Another event management company did years of quality, high-spend work for their biggest client, a global IT brand. Then the client asked for a bit of help with budget timing. He had unspent budget left in the financial year about to end, and next year’s budgets were looking thin.
Could they invoice him for something this year, then apply it to next year’s projects?
They said yes, because they saw it as a reasonable workaround to help next year’s events. Nobody was being charged extra for anything. As scams go, this one was pretty low key.
Then a new manager came in at the IT brand, found out about it, and blacklisted all that guy’s suppliers. It was a near-fatal blow for the event management company.
Sometimes the easy shortcut works.
And sometimes it turns around to bite you on the arse in ways you never saw coming but maybe should have.
What would Ben Roberts-Smith not do?
I’ve written this before, last year re: war crimes enthusiast Ben Roberts-Smith.

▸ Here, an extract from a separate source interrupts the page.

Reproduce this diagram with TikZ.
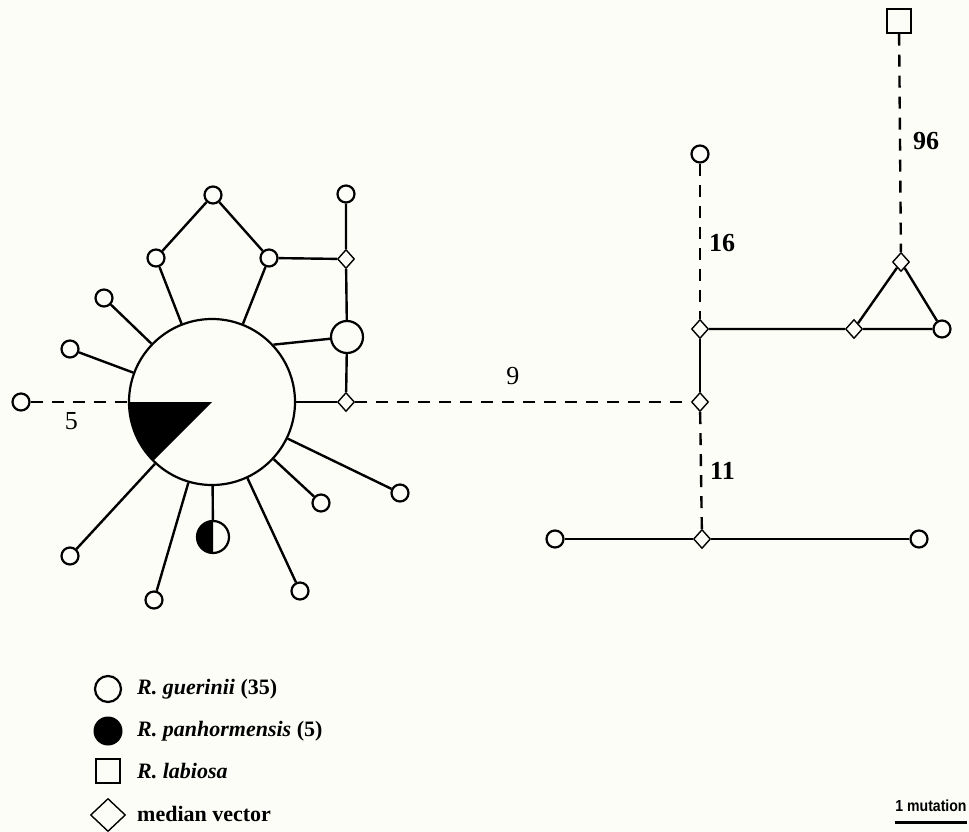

If you’re not sure if you should do something, ask yourself:
How would this look if it was written down and published? Or if you had to explain it aloud to a room full of people who are not your usual circle of friends?
If things turn ugly, as they can, could you honestly say: hey, I made what I thought was the right call at the time, we all make mistakes.
Or would you have to leave town and go into witness protection because it looks so bad for you?
Unless you were missing the entire remorse part of your brain.
Until next week, law-abiding business citizens.
*James and Bradley are not their real names
PS Human Group still has a LinkedIn page, why not chuck them a morbid follow? Every line in their pitch is now unintentionally hilarious – “By understanding the needs and desires of an Executive / VIP … “ oh I’ll bet you do.